La maschera antigas degli anni ’60

Il soggiorno sull’isola accade frequentemente, ma dura solo qualche giorno.
 Nei momenti in cui uno scorcio di primavera pare affacciarsi, l’isola è un rifugio rassicurante.
 I profumi sono la prima cosa a cui penso.
 La luce la seconda.
 La spiaggia deserta la terza.
Le persone si incontrano di rado e tutto sembra rarefatto: la luce, i gesti, gli incontri.
L’isola è lunga cinque chilometri e larga uno e mezzo.
E’ inquetante quanto sia piccola.
L’inquetudine sale piano piano, a mano a mano che i soggiorni cominciano ad essere più frequenti.
Il caldo è un’altra accezione che non le dona.
 Molta gente e molto caldo rendono la permanenza poco sostenibile.

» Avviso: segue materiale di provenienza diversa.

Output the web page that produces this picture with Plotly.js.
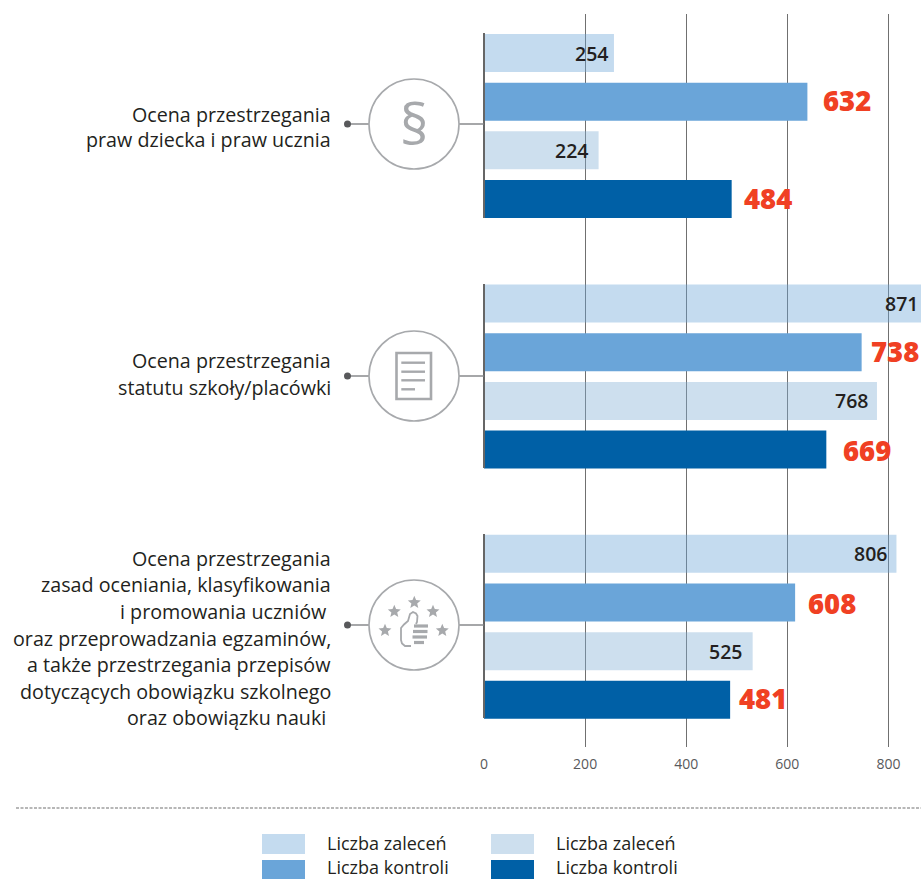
<!DOCTYPE html>
<html>
<head>
<meta charset="utf-8">
<script src="https://cdn.plot.ly/plotly-3.0.1.min.js"></script>
<style>html,body{margin:0;padding:0;background:#fff}#c{width:921px;height:879px}</style>
</head>
<body>
<div id="c"></div>
<script>
// ---- data ----
var zaleceniaA = [254, 871, 806];
var kontroleA  = [632, 738, 608];
var zaleceniaB = [224, 768, 525];
var kontroleB  = [484, 669, 481];
var legendName1 = 'Liczba zaleceń';
var legendName2 = 'Liczba kontroli';
var tickValues = [0, 200, 400, 600, 800];
var groupLabels = [
  ['Ocena przestrzegania', 'praw dziecka i praw ucznia'],
  ['Ocena przestrzegania', 'statutu szkoły/placówki'],
  ['Ocena przestrzegania', 'zasad oceniania, klasyfikowania', 'i promowania uczniów\u00a0',
   'oraz przeprowadzania egzaminów,', 'a także przestrzegania przepisów',
   'dotyczących obowiązku szkolnego', 'oraz obowiązku nauki\u00a0']
];

// ---- layout constants ----
var W = 921, H = 879, L = 484, T = 14, B = 747;
var groupPos = [0, 5.148, 10.29];
var barStep = 48.67;
var firstBarPx = 53;
var barMax = 854;
var c1 = '#C4DBEF', c2 = '#6AA5D9', c3 = '#CDDFEE', c4 = '#0060A6';
var red = '#F04023', ink = '#231F20', grey = '#A7A9AC', dotc = '#58595B';
var X = function (p) { return (p - L) / (W - L); };
var Y = function (p) { return (B - p) / (B - T); };
var yRange = [(B - firstBarPx) / barStep, (T - firstBarPx) / barStep];
var sFont = 'Open Sans, Noto Sans, sans-serif';

function series(vals, slot, color, name) {
  return {
    type: 'bar', orientation: 'h', name: name, showlegend: false, hoverinfo: 'x+name',
    x: vals, y: groupPos.map(function (g) { return g + slot; }),
    width: 38 / barStep, marker: { color: color, line: { width: 0 } },
    xaxis: 'x2', yaxis: 'y'
  };
}
var traces = [
  series(zaleceniaA, 0, 'rgba(108,165,215,0.4)', legendName1),
  series(kontroleA, 1, c2, legendName2),
  series(zaleceniaB, 2, 'rgba(130,175,212,0.4)', legendName1),
  series(kontroleB, 3, c4, legendName2),
  { type: 'scatter', x: [0], y: [0], mode: 'none', showlegend: false, hoverinfo: 'skip', xaxis: 'x', yaxis: 'y' }
];

var shapes = [], ann = [];
function line(x0, y0, x1, y1, col, w, dash) {
  shapes.push({ type: 'line', xref: 'paper', yref: 'paper', x0: X(x0), x1: X(x1), y0: Y(y0), y1: Y(y1),
    line: { color: col, width: w, dash: dash || 'solid' } });
}
function path(d, col, w, fill) {
  shapes.push({ type: 'path', xref: 'paper', yref: 'paper', path: d, line: { color: col, width: w },
    fillcolor: fill || 'rgba(0,0,0,0)' });
}
function P(x, y) { return X(x) + ',' + Y(y); }
function poly(pts, close) {
  return 'M' + pts.map(function (p) { return P(p[0], p[1]); }).join(' L') + (close ? ' Z' : '');
}
function txt(x, y, s, size, col, anchor) {
  ann.push({ xref: 'paper', yref: 'paper', x: X(x), y: Y(y), text: s, showarrow: false, xanchor: anchor || 'left',
    yanchor: 'middle', borderpad: 0, font: { family: sFont, size: size, color: col } });
}
function circlePx(cx, cy, r, col, w, fill) {
  shapes.push({ type: 'circle', xref: 'paper', yref: 'paper', x0: X(cx - r), x1: X(cx + r), y0: Y(cy + r), y1: Y(cy - r),
    line: { color: col, width: w }, fillcolor: fill || 'rgba(0,0,0,0)' });
}

// zero line segments next to bars
[[33, 218], [284, 468], [534, 718]].forEach(function (s) { line(484, s[0], 484, s[1], '#666666', 2); });

// connectors, circles
var iconY = [124, 376, 625];
iconY.forEach(function (cy) {
  line(348, cy, 369, cy, '#808285', 1.4);
  line(459, cy, 484, cy, '#808285', 1.4);
  circlePx(347.5, cy, 3.5, dotc, 0, dotc);
  circlePx(414, cy, 45, grey, 1.6);
});

// paragraph icon
txt(414, 123, '§', 56, grey, 'center');

// document icon
path(poly([[396.5, 353], [431, 353], [431, 399], [396.5, 399]], true), grey, 2.6);
[[362.7, 425], [371.7, 425], [380.3, 425], [389.3, 415]].forEach(function (r) { line(401.3, r[0], r[1], r[0], grey, 2.4); });

// thumb icon
function star(cx, cy, r) {
  var pts = [];
  for (var i = 0; i < 10; i++) {
    var a = -Math.PI / 2 + i * Math.PI / 5, q = i % 2 ? r * 0.45 : r;
    pts.push([cx + q * Math.cos(a), cy + q * Math.sin(a)]);
  }
  return poly(pts, true);
}
[[414.3, 602.5], [394.3, 611.5], [433, 611.5], [385, 630.5], [442.3, 630.5]].forEach(function (s) {
  path(star(s[0], s[1], 6.8), grey, 0, grey);
});
path(poly([[411, 646], [405, 646], [402, 643.5], [401, 640], [401, 628], [404, 624.5], [408, 621], [410, 614], [413, 612], [416, 613.5], [417.5, 616], [417, 622], [416, 624]]), grey, 1.8);
[[414, 428, 626], [413, 427.5, 631.5], [412.5, 427, 637], [414, 424, 642.5]].forEach(function (f) {
  line(f[0], f[2], f[1], f[2], grey, 3.2);
});

// group labels
var labelY = [[114, 140], [361, 387], [558, 584, 611, 638, 664, 691, 717]];
groupLabels.forEach(function (lines, g) {
  lines.forEach(function (s, i) { txt(332, labelY[g][i], s, 19.7, '#231F20', 'right'); });
});

// value labels: position relative to the bar ends (data units / px)
var pxPerUnit = (W - L) / barMax;
var offsets = [
  { vals: zaleceniaA, slot: 0, dx: [-22, -28, -26], dy: [0, 0, 0], col: ink, size: 19.5, w: 600 },
  { vals: kontroleA, slot: 1, dx: [40, 33, 36.5], dy: [-1, -1, 1.5], col: red, size: 27.5, w: 800 },
  { vals: zaleceniaB, slot: 2, dx: [-27, -25, -27.5], dy: [0, 0, 0], col: ink, size: 19.5, w: 600 },
  { vals: kontroleB, slot: 3, dx: [36, 41, 32.5], dy: [-1, 1, -1], col: red, size: 27.5, w: 800 }
];
offsets.forEach(function (o) {
  o.vals.forEach(function (v, i) {
    ann.push({ xref: 'x2', yref: 'y', x: v + o.dx[i] / pxPerUnit, y: groupPos[i] + o.slot, yshift: -o.dy[i], text: String(v),
      showarrow: false, xanchor: 'center', yanchor: 'middle', borderpad: 0,
      font: { family: sFont, size: o.size, color: o.col, weight: o.w } });
  });
});

// separator
line(16, 808, 921, 808, '#A0A0A0', 1.5, '3px,1.5px');

// legend
function swatch(x0, x1, y0, y1, col) {
  shapes.push({ type: 'rect', xref: 'paper', yref: 'paper', x0: X(x0), x1: X(x1), y0: Y(y1), y1: Y(y0), fillcolor: col, line: { width: 0 } });
}
swatch(262, 305, 834, 854, c1); swatch(262, 305, 860, 880, c2);
swatch(491, 534, 834, 854, c3); swatch(491, 534, 860, 880, c4);
txt(326, 843, legendName1, 18, ink); txt(326, 866.5, legendName2, 18, ink);
txt(555, 843, legendName1, 18, ink); txt(555, 866.5, legendName2, 18, ink);

var layout = {
  width: W, height: H,
  margin: { l: L, r: 0, t: T, b: H - B, pad: 0 },
  paper_bgcolor: '#fff', plot_bgcolor: 'rgba(0,0,0,0)',
  barmode: 'overlay', showlegend: false, hovermode: 'closest',
  xaxis: {
    range: [0, (W - L) / 0.5056], tickmode: 'array', tickvals: tickValues, ticktext: tickValues.map(String),
    showgrid: true, gridcolor: '#707070', gridwidth: 1, zeroline: false, showline: false,
    ticks: 'outside', ticklen: 4, tickcolor: 'rgba(0,0,0,0)', tickfont: { family: sFont, size: 14, color: '#58595B' }
  },
  xaxis2: {
    overlaying: 'x', side: 'bottom', anchor: 'y', range: [0, barMax], visible: false, showgrid: false, zeroline: false
  },
  yaxis: { range: yRange, visible: false, showgrid: false, zeroline: false, fixedrange: true },
  shapes: shapes, annotations: ann
};
Plotly.newPlot('c', traces, layout, { displayModeBar: false, staticPlot: true });
</script>
</body>
</html>
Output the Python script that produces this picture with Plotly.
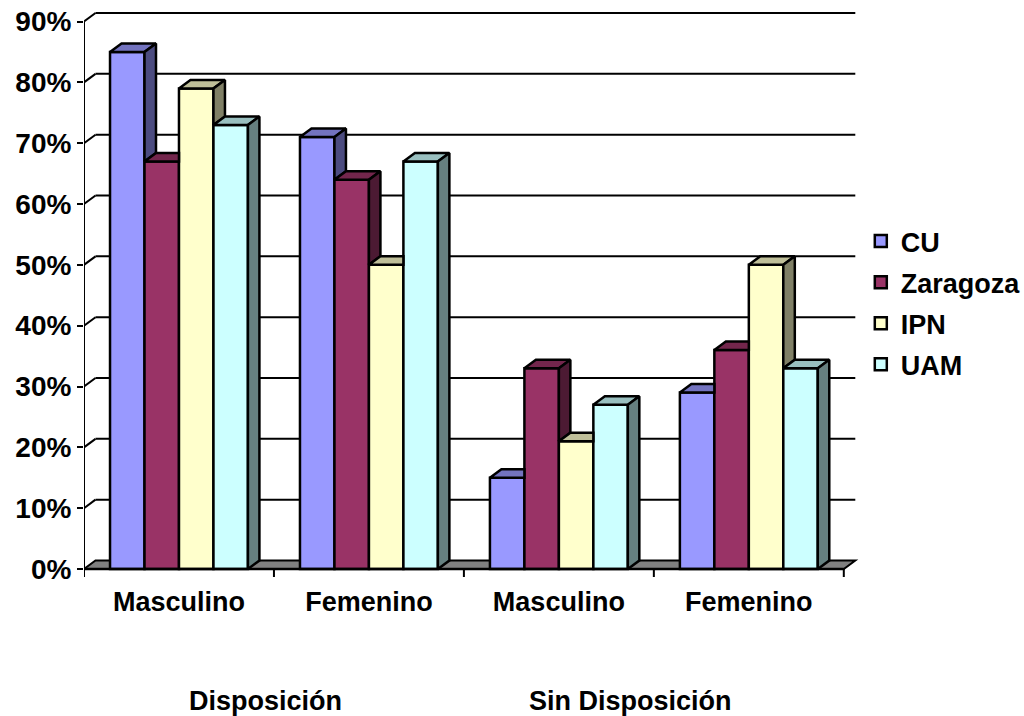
import plotly.graph_objects as go

# ---- data -------------------------------------------------------------
categories = ["Masculino", "Femenino", "Masculino", "Femenino"]
group_labels = ["Disposición", "Sin Disposición"]
series_names = ["CU", "Zaragoza", "IPN", "UAM"]
cu = [85, 71, 15, 29]
zaragoza = [67, 64, 33, 36]
ipn = [79, 50, 21, 50]
uam = [73, 67, 27, 33]
y_ticks = [0, 10, 20, 30, 40, 50, 60, 70, 80, 90]
y_tick_labels = ["0%", "10%", "20%", "30%", "40%", "50%", "60%", "70%", "80%", "90%"]

series_values = [cu, zaragoza, ipn, uam]
front_colors = ["#9999FF", "#993366", "#FFFFCC", "#CCFFFF"]

# ---- geometry ---------------------------------------------------------
W, H = 1024, 716
PX_X = 190.0            # pixels per category
PX_Y = 6.083            # pixels per percentage point
LEFT, TOP = 84, 5
X_LO, X_HI = -0.5, 3.58
ZERO_PX = 569           # pixel row of 0 %
BOTTOM_PX = 580
Y_LO = -(BOTTOM_PX - ZERO_PX) / PX_Y
Y_HI = (ZERO_PX - TOP) / PX_Y
plot_w = (X_HI - X_LO) * PX_X
plot_h = BOTTOM_PX - TOP

DX = 11.5 / PX_X        # 3-D depth offset, horizontal (data units)
DY = 8.5 / PX_Y         # 3-D depth offset, vertical (data units)

BARGAP = 0.274
N = len(series_values)
BAR_W = (1 - BARGAP) / N
EDGE = "#000000"
LW = 2.5


def shade(hex_color, k):
    h = hex_color.lstrip("#")
    r, g, b = (int(h[i:i + 2], 16) for i in (0, 2, 4))
    return "#%02X%02X%02X" % (round(r * k), round(g * k), round(b * k))


def px_to_paper_y(py):
    return (BOTTOM_PX - py) / plot_h


def px_to_paper_x(px):
    return (px - LEFT) / plot_w


def px_to_data_x(px):
    return X_LO + (px - LEFT) / PX_X


fig = go.Figure()

# front faces: ordinary grouped bars
for name, vals, col in zip(series_names, series_values, front_colors):
    fig.add_trace(go.Bar(
        x=list(range(len(categories))), y=vals, name=name,
        marker=dict(color=col, line=dict(color=EDGE, width=LW)),
        legendgroup=name, hoverinfo="name+y",
    ))

# top and side faces, clipped where the next bar in the cluster hides them
for j, (vals, col) in enumerate(zip(series_values, front_colors)):
    top_x, top_y, side_x, side_y = [], [], [], []
    for i, v in enumerate(vals):
        x0 = i - (1 - BARGAP) / 2 + j * BAR_W
        x1 = x0 + BAR_W
        nxt = series_values[j + 1][i] if j + 1 < N else None

        # top face
        if nxt is None or nxt <= v:
            pts = [(x0, v), (x1, v), (x1 + DX, v + DY), (x0 + DX, v + DY)]
        else:
            c = min(nxt, v + DY)
            pts = [(x0, v), (x1, v), (x1, c),
                   (x1 + (v + DY - c) * DX / DY, v + DY), (x0 + DX, v + DY)]
        pts.append(pts[0])
        top_x += [p[0] for p in pts] + [None]
        top_y += [p[1] for p in pts] + [None]

        # side face
        if nxt is None:
            pts = [(x1, 0), (x1, v), (x1 + DX, v + DY), (x1 + DX, DY)]
        elif nxt < v:
            pts = [(x1, nxt), (x1, v), (x1 + DX, v + DY), (x1 + DX, nxt + DY)]
        else:
            pts = []
        if pts:
            pts.append(pts[0])
            side_x += [p[0] for p in pts] + [None]
            side_y += [p[1] for p in pts] + [None]

    fig.add_trace(go.Scatter(
        x=top_x, y=top_y, mode="lines", fill="toself",
        fillcolor=shade(col, 0.75), line=dict(color=EDGE, width=LW),
        showlegend=False, hoverinfo="skip"))
    if side_x:
        fig.add_trace(go.Scatter(
            x=side_x, y=side_y, mode="lines", fill="toself",
            fillcolor=shade(col, 0.5), line=dict(color=EDGE, width=LW),
            showlegend=False, hoverinfo="skip"))

# ---- walls, floor, axes ----------------------------------------------
shapes = []
x_first, x_last = -0.5, len(categories) - 0.5
shapes.append(dict(
    type="path", layer="below",
    path=(f"M{x_first},0 L{x_last},0 L{x_last + DX},{DY} "
          f"L{x_first + DX},{DY} Z"),
    fillcolor="#808080", line=dict(color=EDGE, width=2)))
for v in y_ticks[1:]:
    shapes.append(dict(type="line", layer="below",
                       x0=x_first + DX, y0=v + DY, x1=x_last + DX, y1=v + DY,
                       line=dict(color=EDGE, width=2)))
    shapes.append(dict(type="line", layer="below",
                       x0=x_first, y0=v, x1=x_first + DX, y1=v + DY,
                       line=dict(color=EDGE, width=2)))
# front vertical axis and front floor edge
shapes.append(dict(type="line", layer="above", x0=x_first, y0=0,
                   x1=x_first, y1=y_ticks[-1], line=dict(color=EDGE, width=2)))
shapes.append(dict(type="line", layer="above", x0=x_first, y0=0,
                   x1=x_last, y1=0, line=dict(color=EDGE, width=2.5)))
# category boundary ticks
for k in range(len(categories) + 1):
    xb = x_first + k
    shapes.append(dict(type="line", layer="above", x0=xb, y0=0, x1=xb,
                       y1=-8 / PX_Y, line=dict(color=EDGE, width=2)))

font_bold = dict(family="Liberation Sans, Arial, sans-serif", size=27,
                 color="#000000", weight="bold")
font_ticks_y = dict(font_bold, size=28)

annotations = []
for label, px in zip(group_labels, [266, 631]):
    annotations.append(dict(
        text=label, x=px_to_data_x(px), xref="x", y=px_to_paper_y(701),
        yref="paper", xanchor="center", yanchor="middle", showarrow=False,
        font=font_bold))

fig.update_layout(
    width=W, height=H, autosize=False,
    margin=dict(l=LEFT, r=W - LEFT - plot_w, t=TOP, b=H - BOTTOM_PX,
                autoexpand=False),
    paper_bgcolor="white", plot_bgcolor="white",
    barmode="group", bargap=BARGAP, bargroupgap=0,
    shapes=shapes, annotations=annotations,
    showlegend=True,
    legend=dict(x=px_to_paper_x(861), xanchor="left",
                y=px_to_paper_y(217), yanchor="top",
                font=font_bold, bgcolor="rgba(0,0,0,0)",
                tracegroupgap=3),
    xaxis=dict(range=[X_LO, X_HI], tickvals=list(range(len(categories))),
               ticktext=categories, ticks="", showgrid=False,
               zeroline=False, showline=False, tickfont=font_bold,
               ticklabelstandoff=3, fixedrange=True),
    yaxis=dict(range=[Y_LO, Y_HI], tickvals=y_ticks, ticktext=y_tick_labels,
               ticks="outside", ticklen=6, tickwidth=2, tickcolor=EDGE,
               showgrid=False, zeroline=False, showline=False,
               tickfont=font_ticks_y, fixedrange=True),
)

fig.write_html("out.html")
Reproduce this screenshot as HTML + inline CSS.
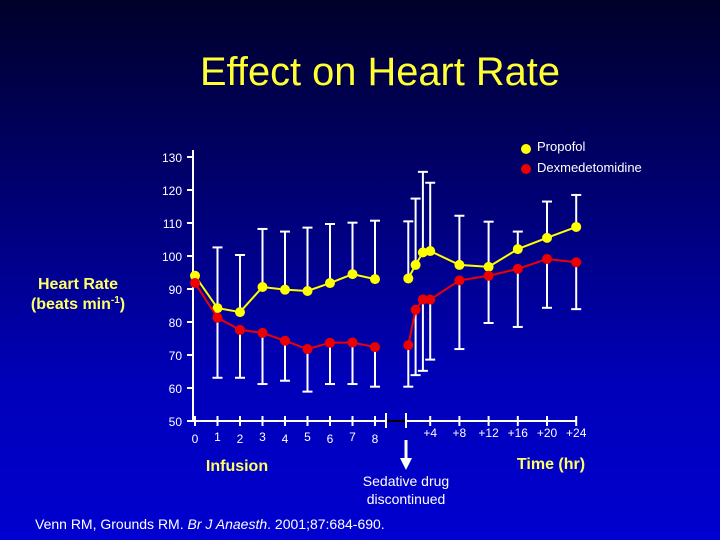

 Cerco di non pensare di essere in uno spazio ristretto, circoscritto.
Esco a correre, è sera e l’aria è umida, tanto la lasciare le braccia bagnate.
 Sudo troppo e lo sforzo diventa difficile da sostenere.
Anche se il buio aiuta a non vedere quanto si è limitati e imprigionati l’aria stessa ti fa capire dove sei.
 Quell’aria pesante, che ti soffoca.
Come se stessi indossando una maschera antigas.